Thèse de doctorat
Résumé : Computational Grids are large infrastructures composed of several components such as clusters, or massively parallel machines, generally spread across a country or the world, linked together through some network such as Internet, and allowing a transparent access to any resource. Grids have become unavoidable for a large part of the scientific community requiring computational power such as high-energy physics, bioinformatics or earth observation. Large projects are emerging, often at an international level, but even if Grids are on the way of being efficient and user-friendly systems, computer scientists and engineers still have a huge amount of work to do in order to improve their efficiency. Amongst a large number of problems to solve or to improve upon, the problem of scheduling the work and balancing the load is of first importance.

This work concentrates on the way the work is dispatched on such systems, and mainly on how the first level of scheduling – generally name brokering, or meta-sheduling – is performed. We deeply analyze the behavior of popular strategies, compare their efficiency, and propose a new very efficient brokering policy providing notable performances, attested by the large number of simulations we performed and provided in the document.

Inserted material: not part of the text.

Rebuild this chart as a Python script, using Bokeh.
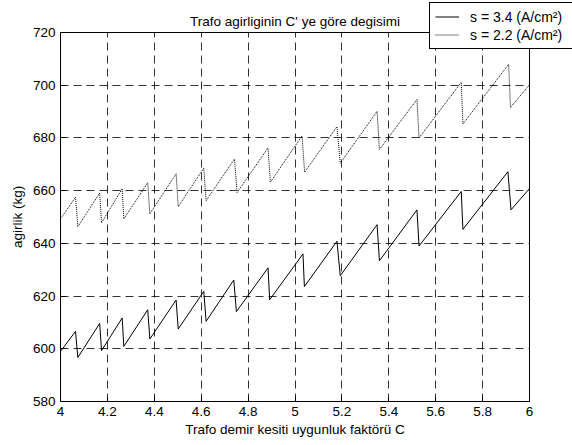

The work is mainly split in two parts. After introducing the mathematical framework on which the following of the manuscript is based, we study systems where the grid brokering is done without any feed-back information, i.e. without knowing the current state of the clusters when the resource broker – the grid component receiving jobs from clients and performing the brokering – makes its decision. We show here how a computational grid behaves if the brokering is done is such a way that each cluster receives a quantity of work proportional to its computational capacity.

The second part of this work is rather independent from the first one, and consists in the presentation of a brokering strategy, based on Whittle's indices, trying to minimize as much as possible the average sojourn time of jobs. We show how efficient the proposed strategy is for computational grids, compared to the ones popular in production systems. We also show its robustness to several parameter changes, and provide several very efficient algorithms allowing to make the required computations for this index policy. We finally extend our model in several directions.